■ **Task instructions**:
Count every line in the entries that follow where the word "with" appears, then state only the total.

■ **Material supplied**:

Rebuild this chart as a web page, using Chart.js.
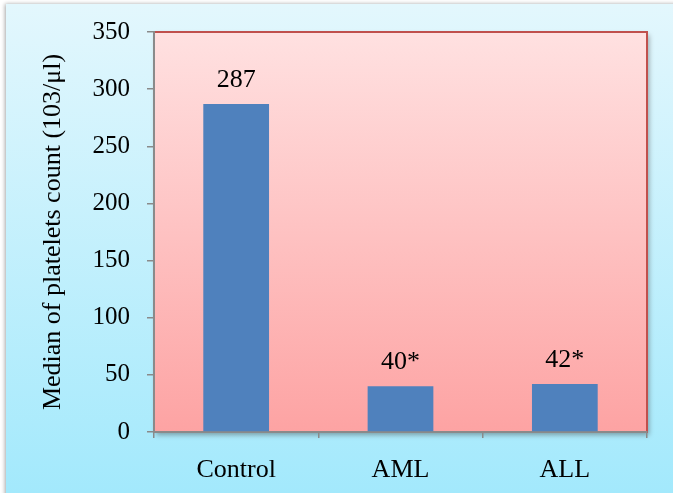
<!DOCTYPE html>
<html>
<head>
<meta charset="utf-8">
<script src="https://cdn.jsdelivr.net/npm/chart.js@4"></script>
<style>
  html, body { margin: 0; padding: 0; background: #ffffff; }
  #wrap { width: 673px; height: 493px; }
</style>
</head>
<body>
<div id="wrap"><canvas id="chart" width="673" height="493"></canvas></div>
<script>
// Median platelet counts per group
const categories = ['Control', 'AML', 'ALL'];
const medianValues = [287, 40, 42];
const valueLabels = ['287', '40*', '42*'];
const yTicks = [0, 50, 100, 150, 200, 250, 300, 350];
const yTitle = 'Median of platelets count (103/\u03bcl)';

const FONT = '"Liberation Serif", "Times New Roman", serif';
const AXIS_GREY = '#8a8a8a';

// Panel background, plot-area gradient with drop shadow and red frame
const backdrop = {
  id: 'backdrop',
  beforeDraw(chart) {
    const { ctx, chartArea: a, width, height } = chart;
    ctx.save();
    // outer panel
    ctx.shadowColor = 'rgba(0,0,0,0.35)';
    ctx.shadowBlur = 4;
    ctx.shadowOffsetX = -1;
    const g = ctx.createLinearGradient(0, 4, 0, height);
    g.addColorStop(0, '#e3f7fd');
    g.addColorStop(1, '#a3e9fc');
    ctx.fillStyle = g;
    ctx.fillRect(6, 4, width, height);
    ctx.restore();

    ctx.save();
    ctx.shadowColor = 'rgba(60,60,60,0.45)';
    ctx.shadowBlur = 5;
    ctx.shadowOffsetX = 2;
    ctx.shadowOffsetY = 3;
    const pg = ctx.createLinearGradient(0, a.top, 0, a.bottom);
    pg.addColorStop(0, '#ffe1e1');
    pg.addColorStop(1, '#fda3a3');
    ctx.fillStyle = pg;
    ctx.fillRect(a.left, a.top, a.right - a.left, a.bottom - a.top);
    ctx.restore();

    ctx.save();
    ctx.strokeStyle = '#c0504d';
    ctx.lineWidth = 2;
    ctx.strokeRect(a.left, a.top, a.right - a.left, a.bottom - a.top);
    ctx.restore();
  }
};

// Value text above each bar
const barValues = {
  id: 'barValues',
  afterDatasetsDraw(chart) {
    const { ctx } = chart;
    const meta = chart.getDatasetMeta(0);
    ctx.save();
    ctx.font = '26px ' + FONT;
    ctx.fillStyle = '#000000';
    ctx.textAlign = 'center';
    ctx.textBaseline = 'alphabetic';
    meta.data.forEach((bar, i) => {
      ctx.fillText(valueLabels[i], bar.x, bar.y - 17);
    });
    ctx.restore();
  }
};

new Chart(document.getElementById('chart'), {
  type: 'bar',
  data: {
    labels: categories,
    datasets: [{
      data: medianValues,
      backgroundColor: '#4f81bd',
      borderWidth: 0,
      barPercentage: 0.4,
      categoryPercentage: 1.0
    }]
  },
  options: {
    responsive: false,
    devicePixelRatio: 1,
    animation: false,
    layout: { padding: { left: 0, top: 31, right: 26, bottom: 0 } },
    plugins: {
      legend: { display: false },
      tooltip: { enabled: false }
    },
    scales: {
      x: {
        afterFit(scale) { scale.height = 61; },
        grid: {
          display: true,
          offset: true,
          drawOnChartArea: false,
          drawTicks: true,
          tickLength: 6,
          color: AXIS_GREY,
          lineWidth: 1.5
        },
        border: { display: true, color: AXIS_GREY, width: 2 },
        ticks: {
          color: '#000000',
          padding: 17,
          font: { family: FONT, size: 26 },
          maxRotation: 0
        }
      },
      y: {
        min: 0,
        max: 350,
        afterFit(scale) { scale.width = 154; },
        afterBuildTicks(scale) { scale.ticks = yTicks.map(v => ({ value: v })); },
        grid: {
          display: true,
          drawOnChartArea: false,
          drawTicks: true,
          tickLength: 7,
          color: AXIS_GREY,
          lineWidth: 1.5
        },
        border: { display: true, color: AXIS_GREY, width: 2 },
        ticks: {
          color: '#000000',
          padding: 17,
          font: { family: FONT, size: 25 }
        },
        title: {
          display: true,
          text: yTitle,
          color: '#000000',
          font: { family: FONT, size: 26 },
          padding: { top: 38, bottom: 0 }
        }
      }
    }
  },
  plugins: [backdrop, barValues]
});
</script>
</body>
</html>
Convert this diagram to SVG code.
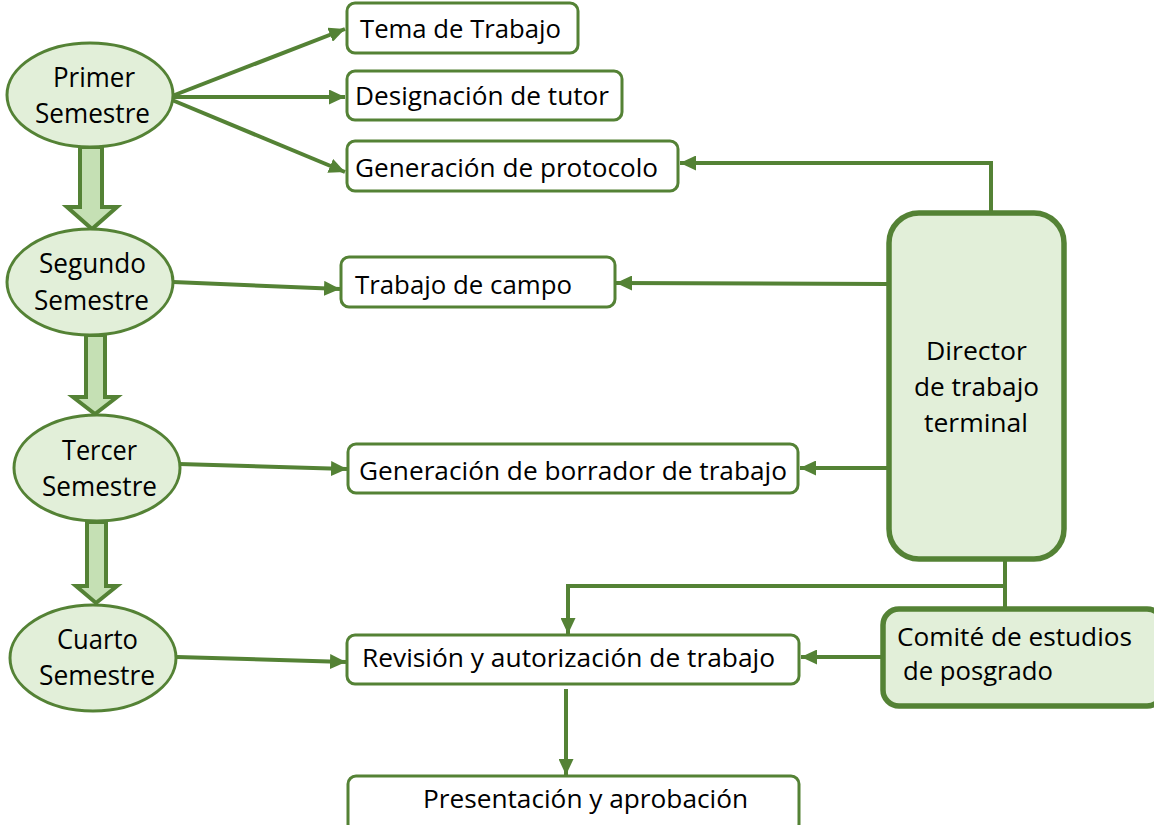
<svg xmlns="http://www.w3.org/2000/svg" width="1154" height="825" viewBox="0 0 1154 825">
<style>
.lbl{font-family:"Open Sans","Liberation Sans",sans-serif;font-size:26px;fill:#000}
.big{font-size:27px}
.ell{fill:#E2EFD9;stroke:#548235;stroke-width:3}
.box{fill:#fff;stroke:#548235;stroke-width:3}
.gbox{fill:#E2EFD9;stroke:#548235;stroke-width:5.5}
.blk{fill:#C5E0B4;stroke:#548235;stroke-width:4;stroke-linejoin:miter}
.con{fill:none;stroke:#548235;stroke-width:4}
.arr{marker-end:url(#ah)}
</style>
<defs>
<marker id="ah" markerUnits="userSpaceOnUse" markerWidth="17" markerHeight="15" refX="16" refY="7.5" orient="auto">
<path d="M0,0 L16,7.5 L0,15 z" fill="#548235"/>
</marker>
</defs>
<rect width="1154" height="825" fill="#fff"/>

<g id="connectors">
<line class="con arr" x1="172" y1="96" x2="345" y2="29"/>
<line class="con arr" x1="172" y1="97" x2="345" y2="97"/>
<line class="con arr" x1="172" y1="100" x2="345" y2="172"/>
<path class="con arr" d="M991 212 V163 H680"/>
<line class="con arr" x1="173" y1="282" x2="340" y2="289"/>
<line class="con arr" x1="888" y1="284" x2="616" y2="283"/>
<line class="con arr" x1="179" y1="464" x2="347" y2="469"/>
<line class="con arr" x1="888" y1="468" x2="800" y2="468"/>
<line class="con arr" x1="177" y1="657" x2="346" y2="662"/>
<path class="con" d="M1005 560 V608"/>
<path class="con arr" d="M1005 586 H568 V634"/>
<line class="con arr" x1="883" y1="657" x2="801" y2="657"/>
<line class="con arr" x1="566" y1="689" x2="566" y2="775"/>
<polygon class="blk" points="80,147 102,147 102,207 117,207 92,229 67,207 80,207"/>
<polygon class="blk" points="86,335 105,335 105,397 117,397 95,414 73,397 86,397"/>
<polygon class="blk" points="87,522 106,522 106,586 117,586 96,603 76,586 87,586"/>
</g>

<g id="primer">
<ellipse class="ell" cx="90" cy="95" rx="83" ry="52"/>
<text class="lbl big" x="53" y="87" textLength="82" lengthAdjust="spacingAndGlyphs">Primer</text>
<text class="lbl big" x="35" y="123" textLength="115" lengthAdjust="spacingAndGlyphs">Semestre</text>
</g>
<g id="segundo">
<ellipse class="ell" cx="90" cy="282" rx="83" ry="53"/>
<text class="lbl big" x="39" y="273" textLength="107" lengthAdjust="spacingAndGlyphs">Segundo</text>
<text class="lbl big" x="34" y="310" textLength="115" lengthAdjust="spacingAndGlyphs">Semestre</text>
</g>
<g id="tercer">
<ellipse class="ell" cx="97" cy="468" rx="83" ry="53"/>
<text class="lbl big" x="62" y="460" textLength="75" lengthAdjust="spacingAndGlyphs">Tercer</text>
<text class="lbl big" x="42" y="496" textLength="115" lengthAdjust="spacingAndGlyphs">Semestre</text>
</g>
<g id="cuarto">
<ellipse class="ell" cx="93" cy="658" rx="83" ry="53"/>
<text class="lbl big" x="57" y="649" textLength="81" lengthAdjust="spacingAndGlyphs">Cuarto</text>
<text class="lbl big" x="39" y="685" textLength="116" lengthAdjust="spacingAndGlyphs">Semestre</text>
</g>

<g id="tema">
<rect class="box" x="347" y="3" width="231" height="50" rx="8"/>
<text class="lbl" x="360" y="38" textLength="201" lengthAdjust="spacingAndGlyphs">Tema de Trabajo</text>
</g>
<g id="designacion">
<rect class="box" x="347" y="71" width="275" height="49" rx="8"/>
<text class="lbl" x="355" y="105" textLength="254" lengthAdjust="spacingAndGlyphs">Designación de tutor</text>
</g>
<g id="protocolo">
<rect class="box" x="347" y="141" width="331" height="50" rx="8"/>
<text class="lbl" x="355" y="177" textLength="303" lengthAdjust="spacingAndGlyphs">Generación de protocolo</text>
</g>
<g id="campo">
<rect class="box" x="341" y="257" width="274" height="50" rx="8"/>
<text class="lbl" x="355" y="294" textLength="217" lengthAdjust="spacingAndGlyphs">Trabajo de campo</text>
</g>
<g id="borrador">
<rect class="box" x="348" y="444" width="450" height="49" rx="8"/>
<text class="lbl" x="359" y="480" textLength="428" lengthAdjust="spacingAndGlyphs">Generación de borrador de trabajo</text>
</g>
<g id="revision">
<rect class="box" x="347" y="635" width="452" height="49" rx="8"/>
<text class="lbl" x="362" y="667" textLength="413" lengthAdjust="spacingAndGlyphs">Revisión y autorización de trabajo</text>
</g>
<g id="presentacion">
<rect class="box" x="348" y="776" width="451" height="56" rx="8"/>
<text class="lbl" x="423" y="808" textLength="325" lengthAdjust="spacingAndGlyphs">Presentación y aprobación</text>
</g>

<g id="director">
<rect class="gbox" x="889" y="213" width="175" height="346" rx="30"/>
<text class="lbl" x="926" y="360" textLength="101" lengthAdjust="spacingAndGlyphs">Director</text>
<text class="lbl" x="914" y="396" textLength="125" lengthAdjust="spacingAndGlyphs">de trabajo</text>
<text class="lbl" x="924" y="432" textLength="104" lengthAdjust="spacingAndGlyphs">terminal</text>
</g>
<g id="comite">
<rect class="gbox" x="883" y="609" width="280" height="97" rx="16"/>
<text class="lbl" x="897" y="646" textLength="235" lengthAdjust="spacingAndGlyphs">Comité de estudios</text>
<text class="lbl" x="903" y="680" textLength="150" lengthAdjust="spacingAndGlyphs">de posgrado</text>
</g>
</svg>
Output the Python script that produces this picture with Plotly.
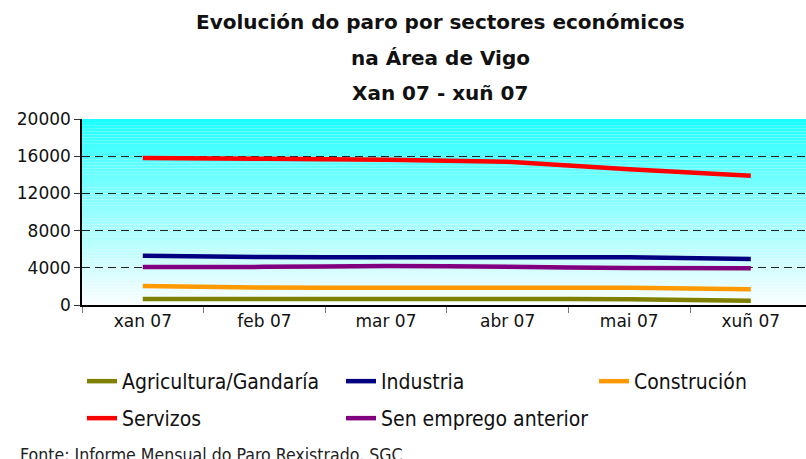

■ **The result**:
2